Krajowe indeksy miały wyraźny problem z obraniem kierunku, co dobrze oddaje atmosferę niepewności, która towarzyszyła poniedziałkowej sesji w Warszawie. Mimo obiecującego początku inwestorzy nie poszli za ciosem i zamiast kontynuacji zeszłotygodniowego odbicia nastąpiło cofnięcie głównych indeksów. WIG20 finiszował 1,15 proc. pod kreską, a WIG poszedł w dół o ponad 0,7 proc. Zakupom akcji nie sprzyjały negatywne nastroje, jakie przeważały na większości pozostałych rynków akcji. Na europejskich giełdach zdecydowaną przewagę mieli sprzedający. Inwestorzy pozbywali się akcji w związku z obawami o tempo wzrostu chińskiej gospodarki w związku ze spowolnieniem odbicia po pandemii Covid-19 i negatywnymi sygnałami płynącymi z chińskiego rynku nieruchomości. Warto przy tym dodać, że w ostatnich dniach kilka dużych banków inwestycyjnych obniżyło swoje tegoroczne prognozy dotyczące wzrostu chińskiej gospodarki, wskazując na konieczność dalszej stymulacji w celem jej ożywienia. Amerykańscy inwestorzy tym razem mieli wolne, więc korekta ich ominęła.

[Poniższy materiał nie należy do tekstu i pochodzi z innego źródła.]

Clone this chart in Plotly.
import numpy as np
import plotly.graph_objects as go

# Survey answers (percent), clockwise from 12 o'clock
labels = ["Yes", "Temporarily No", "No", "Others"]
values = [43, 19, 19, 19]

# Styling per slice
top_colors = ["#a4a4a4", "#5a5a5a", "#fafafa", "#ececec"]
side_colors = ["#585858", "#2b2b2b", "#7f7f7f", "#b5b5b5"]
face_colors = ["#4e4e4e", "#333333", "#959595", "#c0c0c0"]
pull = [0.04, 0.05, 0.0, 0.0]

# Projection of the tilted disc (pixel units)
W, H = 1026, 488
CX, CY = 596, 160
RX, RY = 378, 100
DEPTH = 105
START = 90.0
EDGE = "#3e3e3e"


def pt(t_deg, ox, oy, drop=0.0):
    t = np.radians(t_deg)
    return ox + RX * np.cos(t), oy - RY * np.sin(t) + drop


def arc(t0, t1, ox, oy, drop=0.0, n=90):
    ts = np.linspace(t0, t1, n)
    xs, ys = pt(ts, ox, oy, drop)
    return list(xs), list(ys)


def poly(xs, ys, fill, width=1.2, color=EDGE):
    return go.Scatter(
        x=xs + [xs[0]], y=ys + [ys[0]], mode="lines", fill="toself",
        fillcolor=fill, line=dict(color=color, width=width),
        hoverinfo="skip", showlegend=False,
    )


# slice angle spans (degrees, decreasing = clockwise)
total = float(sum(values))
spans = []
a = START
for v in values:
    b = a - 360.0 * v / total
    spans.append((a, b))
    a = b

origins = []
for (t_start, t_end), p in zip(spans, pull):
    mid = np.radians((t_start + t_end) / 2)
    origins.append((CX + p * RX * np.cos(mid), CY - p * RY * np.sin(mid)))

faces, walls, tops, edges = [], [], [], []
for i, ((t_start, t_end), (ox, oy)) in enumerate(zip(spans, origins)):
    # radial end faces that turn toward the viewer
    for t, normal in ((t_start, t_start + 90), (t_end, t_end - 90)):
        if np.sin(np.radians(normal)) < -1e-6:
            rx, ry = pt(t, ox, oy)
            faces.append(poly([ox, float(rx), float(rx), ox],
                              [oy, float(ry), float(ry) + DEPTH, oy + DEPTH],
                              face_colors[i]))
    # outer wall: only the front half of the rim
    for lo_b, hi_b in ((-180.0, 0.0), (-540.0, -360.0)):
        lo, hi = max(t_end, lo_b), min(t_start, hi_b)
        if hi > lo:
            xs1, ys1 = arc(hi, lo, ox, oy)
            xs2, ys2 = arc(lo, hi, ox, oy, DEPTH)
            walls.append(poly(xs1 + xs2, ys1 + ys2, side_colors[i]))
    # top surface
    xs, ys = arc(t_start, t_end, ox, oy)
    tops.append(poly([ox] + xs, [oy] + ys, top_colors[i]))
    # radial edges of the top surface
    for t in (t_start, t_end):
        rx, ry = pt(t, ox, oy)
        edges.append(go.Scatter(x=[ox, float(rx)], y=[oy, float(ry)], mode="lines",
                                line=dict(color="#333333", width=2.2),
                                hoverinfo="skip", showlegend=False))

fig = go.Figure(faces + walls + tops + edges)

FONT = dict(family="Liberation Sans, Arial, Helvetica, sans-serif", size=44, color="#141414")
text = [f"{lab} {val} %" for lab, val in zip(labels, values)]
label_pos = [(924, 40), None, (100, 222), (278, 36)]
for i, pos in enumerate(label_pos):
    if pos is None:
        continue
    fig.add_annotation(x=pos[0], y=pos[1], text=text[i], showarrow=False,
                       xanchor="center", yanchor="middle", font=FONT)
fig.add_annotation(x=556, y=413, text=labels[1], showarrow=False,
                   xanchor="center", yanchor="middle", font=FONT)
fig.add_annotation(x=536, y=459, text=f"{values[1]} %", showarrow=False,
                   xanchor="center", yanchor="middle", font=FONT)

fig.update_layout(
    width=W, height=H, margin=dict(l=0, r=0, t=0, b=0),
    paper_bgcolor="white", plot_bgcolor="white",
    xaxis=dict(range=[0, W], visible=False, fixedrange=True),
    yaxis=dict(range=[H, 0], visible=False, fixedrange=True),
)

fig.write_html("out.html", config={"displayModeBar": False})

Negatywne nastawienie handlujących w Warszawie najmocniej dało się we znaki posiadaczom walorów największych spółek. Na celowniku sprzedających znalazły się wszystkim akcje koncernów wydobywczych JSW i KGHM, oddające zyski z bardzo udanych, ubiegłotygodniowych sesji. Mimo obiecujących zwyżek z początku sesji przecenie poddały się papiery banków. Z łask wypadły również akcje PZU i Allegro. Wśród nielicznych drożejących firm znalazły się telekomy i Asseco.

Na większą przychylność mogły liczyć akcje małych i średnich firm. Na plusie zakończyła notowania co druga z nich. Pozytywnie wyróżniają się małe spółki z indeksu sWIG80, wśród których prym wiodły efektownie drożejące akcje GreenX i Medicalgorithmics. Z kolei wśród średniaków błyszczał Tauron. Na szerokim rynku najbardziej okazałe wzrosty, przekraczające 26 proc., miały miejsce na walorach Elektrociepłowni Będzin.